Claudette Copeland’s sermon is examined in Chapter Five, Critical Engagement, because she uses the woman who has no breast along with her own encounter with breast cancer to confront the myth that breast cancer affects only the person who has it. She helps us realize that it affects everyone. We learn that we are all tied together in the fight against cancer. Copeland also provides a plan of action to support those fighting cancer.
3. Both your research and teaching address African American rhetoric. Have you incorporated or do you plan to incorporate issues surrounding the Black Lives Matter movement into your teaching?
Looking at all of the displays of social unrest in 2020 alone, it would be remiss of me not to address the Black Lives Matter movement in my African American Rhetoric class. This course is taught as a seminar that surveys the speeches, and in some cases sermons, delivered by Black men and women. We start in 1807, with a Jarena Lee piece and work our way to today. At the end of the semester, we will read about Alicia Garza, Patrisse Cullors, and Opal Tometi, the co-founders of Black Lives Matter. We will discuss Kimberly Jones’ monopoly analogy along with Rev. Al Sharpton’s eulogy for George Floyd. Then, we will examine the visual rhetoric from last year’s #BLM protests. My hope this semester is that students will be able to identify the reoccurring themes in the fight against racial injustice, police brutality, economic injustice, government corruption, voter suppression, and institutional racism.

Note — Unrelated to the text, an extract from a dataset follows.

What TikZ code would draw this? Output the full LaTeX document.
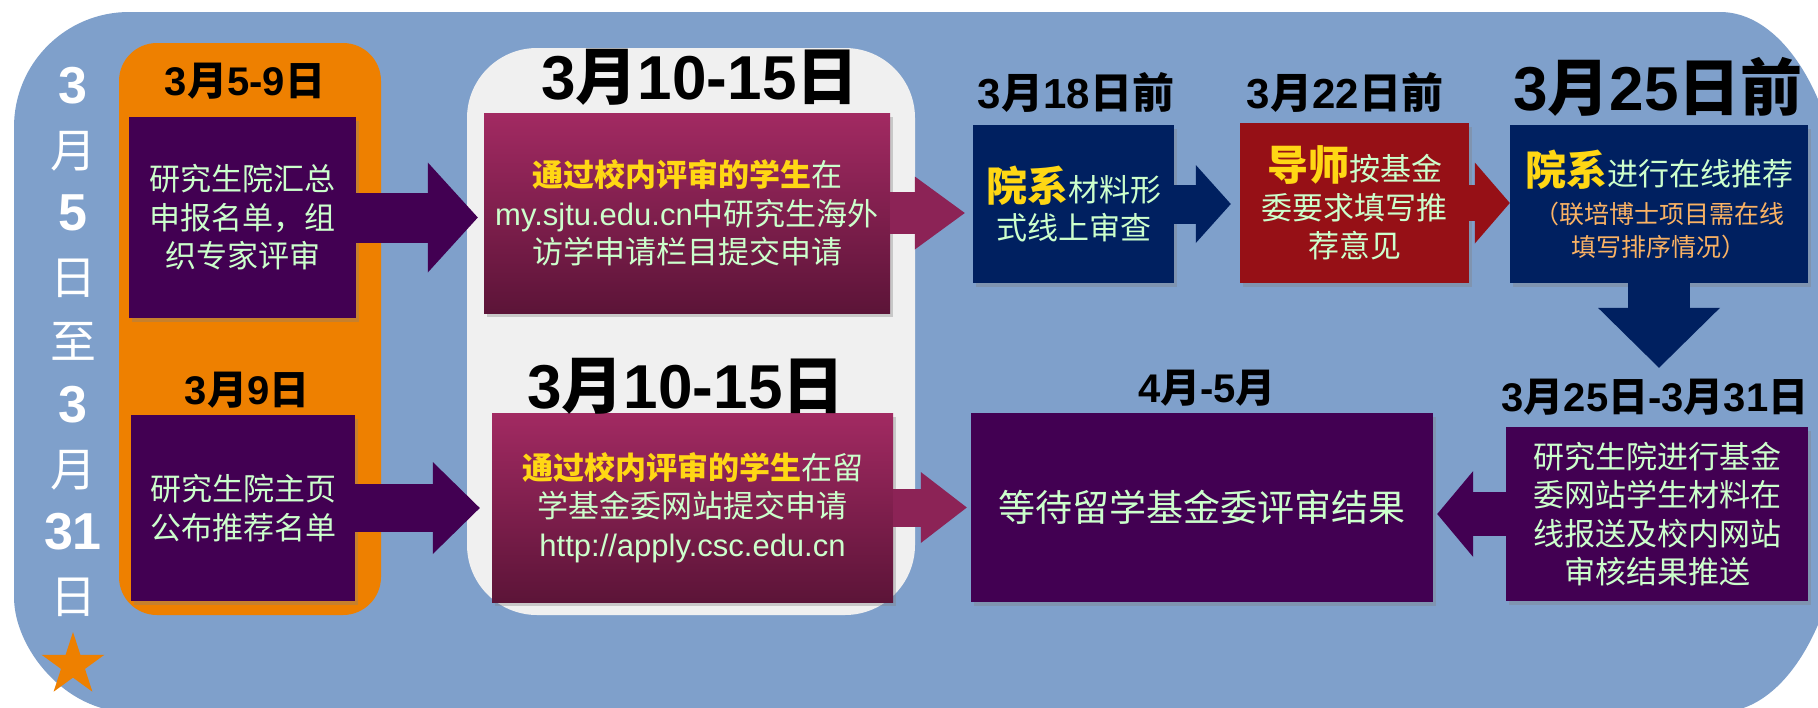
\documentclass[tikz,border=0pt]{standalone}
\usepackage{fontspec}
\setmainfont{Noto Sans CJK SC}
\newfontfamily\enf{Liberation Sans}
\usetikzlibrary{arrows.meta,shapes.geometric,shadows}

\definecolor{bgblue}{RGB}{127,160,203}
\definecolor{pnlorange}{RGB}{238,128,0}
\definecolor{pnlgray}{RGB}{240,240,240}
\definecolor{pur}{RGB}{66,0,82}
\definecolor{navy}{RGB}{0,32,96}
\definecolor{dred}{RGB}{150,16,22}
\definecolor{magtop}{RGB}{162,42,98}
\definecolor{magbot}{RGB}{92,20,56}
\definecolor{magarr}{RGB}{140,35,86}
\definecolor{txtgreen}{RGB}{204,255,204}
\definecolor{ylw}{RGB}{255,215,20}
\definecolor{noteorg}{RGB}{250,178,100}

\newcommand\en[1]{{\enf #1}}
\newcommand\yl[1]{{\color{ylw}\bfseries #1}}
\newcommand\bigy[1]{{\color{ylw}\bfseries\fontsize{41}{41}\selectfont #1}}
\newcommand\note[1]{{\color{noteorg}\fontsize{25}{32}\selectfont #1}}
\newcommand\vd[1]{{\enf\bfseries\fontsize{52}{63.8}\selectfont #1}}

\tikzset{
  box/.style={inner sep=0pt, align=center, text=txtgreen,
    font=\fontsize{31}{38.5}\selectfont,
    drop shadow={shadow xshift=3pt, shadow yshift=-4pt, opacity=0.35}},
  lbl/.style={inner sep=0pt, font=\bfseries\fontsize{42}{42}\selectfont},
  biglbl/.style={inner sep=0pt, font=\bfseries\fontsize{62}{62}\selectfont},
  bigarr/.style n args={4}{draw=#4, line width=#1pt,
    -{Triangle[width=#2pt, length=#3pt, line width=0pt]}},
}

\begin{document}
\begin{tikzpicture}[x=1pt, y=-1pt]
\useasboundingbox (0,0) rectangle (1818,707);
\fill[white] (0,0) rectangle (1818,707);

% background and panels
\begin{scope}
  \clip (0,0) rectangle (1818,707);
  \fill[bgblue] (129,12) -- (1720,12) .. controls (1789,12) and (1845,115) .. (1845,242)
    -- (1845,482) .. controls (1845,609) and (1789,712) .. (1720,712)
    -- (129,712) .. controls (65.5,712) and (14,648.5) .. (14,597)
    -- (14,127) .. controls (14,63.5) and (65.5,12) .. (129,12) -- cycle;
\end{scope}
\fill[pnlorange, rounded corners=38pt] (119,43) rectangle (381,615);
\fill[pnlgray, rounded corners=70pt] (467,48) rectangle (915,615);

% left column
\node[inner sep=0pt, align=center, text=white, font=\fontsize{46}{63.8}\selectfont] (days) at (73,342)
  {\vd{3}\\月\\\vd{5}\\日\\至\\\vd{3}\\月\\\vd{31}\\日};
\node[star, star points=5, star point ratio=2.618, minimum size=66pt, inner sep=0pt, fill=pnlorange] (star) at (73,665) {};

% boxes
\node[box, fill=pur, minimum width=227pt, minimum height=201pt] (b1) at (242.5,217.5)
  {研究生院汇总\\申报名单，组\\织专家评审};
\node[box, fill=pur, minimum width=224pt, minimum height=186pt] (b2) at (243,508)
  {研究生院主页\\公布推荐名单};
\node[box, top color=magtop, bottom color=magbot, minimum width=406pt, minimum height=200pt] (b3) at (687,213)
  {\yl{通过校内评审的学生}在\\\en{my.sjtu.edu.cn}中研究生海外\\访学申请栏目提交申请};
\node[box, top color=magtop, bottom color=magbot, minimum width=401pt, minimum height=189pt] (b5) at (692.5,507.5)
  {\yl{通过校内评审的学生}在留\\学基金委网站提交申请\\\en{http://apply.csc.edu.cn}};
\node[box, fill=navy, minimum width=201pt, minimum height=158pt] (b6) at (1073.5,204)
  {\bigy{院系}材料形\\式线上审查};
\node[box, fill=dred, minimum width=229pt, minimum height=160pt] (b7) at (1354.5,203)
  {\bigy{导师}按基金\\委要求填写推\\荐意见};
\node[box, fill=navy, minimum width=298pt, minimum height=158pt] (b8) at (1659,204)
  {\bigy{院系}进行在线推荐\\\note{（联培博士项目需在线}\\[-6pt]\note{填写排序情况）}};
\node[box, fill=pur, minimum width=302pt, minimum height=174pt] (b9) at (1657,514)
  {研究生院进行基金\\委网站学生材料在\\线报送及校内网站\\审核结果推送};
\node[box, fill=pur, minimum width=462pt, minimum height=189pt, font=\fontsize{37}{40}\selectfont] (bw) at (1202,507.5)
  {等待留学基金委评审结果};

% date labels
\node[lbl, font=\bfseries\fontsize{40}{40}\selectfont] (l1) at (245,81) {\en{3}月\en{5-9}日};
\node[lbl, font=\bfseries\fontsize{40}{40}\selectfont] (l2) at (247,390) {\en{3}月\en{9}日};
\node[biglbl] (l3) at (700,77) {\en{3}月\en{10-15}日};
\node[biglbl] (l5) at (686,386) {\en{3}月\en{10-15}日};
\node[lbl] (l6) at (1076,92) {\en{3}月\en{18}日前};
\node[lbl] (l7) at (1345,92) {\en{3}月\en{22}日前};
\node[biglbl] (l8) at (1658,87) {\en{3}月\en{25}日前};
\node[lbl, font=\bfseries\fontsize{40}{40}\selectfont] (lw) at (1207,388) {\en{4}月\en{-5}月};
\node[lbl, font=\bfseries\fontsize{40}{40}\selectfont] (l9) at (1655,397) {\en{3}月\en{25}日\en{-3}月\en{31}日};

% arrows
\draw[bigarr={50}{110}{50}{pur}, shorten >=6pt] (b1.east) -- (b1.east -| b3.west);
\draw[bigarr={48}{92}{47}{pur}, shorten >=12pt] (b2.east) -- (b2.east -| b5.west);
\draw[bigarr={42}{73}{50}{magarr}, shorten >=8pt] (b3.east) -- (b3.east -| b6.west);
\draw[bigarr={38}{71}{46}{magarr}, shorten >=4pt] (b5.east) -- (b5.east -| bw.west);
\draw[bigarr={39}{78}{35}{navy}, shorten >=9pt] (b6.east) -- (b6.east -| b7.west);
\draw[bigarr={36}{81}{35}{dred}] (b7.east) -- (b7.east -| b8.west);
\draw[bigarr={62}{122}{60}{navy}, shorten >=59pt] (b8.south) -- (b8.south |- b9.north);
\draw[bigarr={44}{86}{36}{pur}, shorten >=4pt] (b9.west) -- (b9.west -| bw.east);
\end{tikzpicture}
\end{document}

4. You were recently elected to serve on the NCA Nominating Committee. What are your goals for NCA leadership?
I believe that NCA is in a unique position right now that calls for more cultural diversity within the leadership as well as the association’s award recipients. I ran as an At-Large Member of the Nominating Committee because I want to become actively involved in the progression that NCA makes in the years ahead. I want to be part of the change. My goal is to suggest and vet the candidates that I would want to eventually see become President of NCA. The three critical areas that I will want candidates to address are issues of diversity, inclusion, and community engagement.
5. What advice do you have for others interested in serving in an NCA leadership position?
My number one recommendation is to make sure that you have the time to dedicate to a leadership position; some roles require a one-year commitment and others might require as much as a five-year commitment. My second piece of advice is to begin by participating in the various caucuses and divisions to learn how they function. My last tip is to have conversations with individuals who have held leadership positions to get their perspective about the organization along with the pros and cons of being in leadership.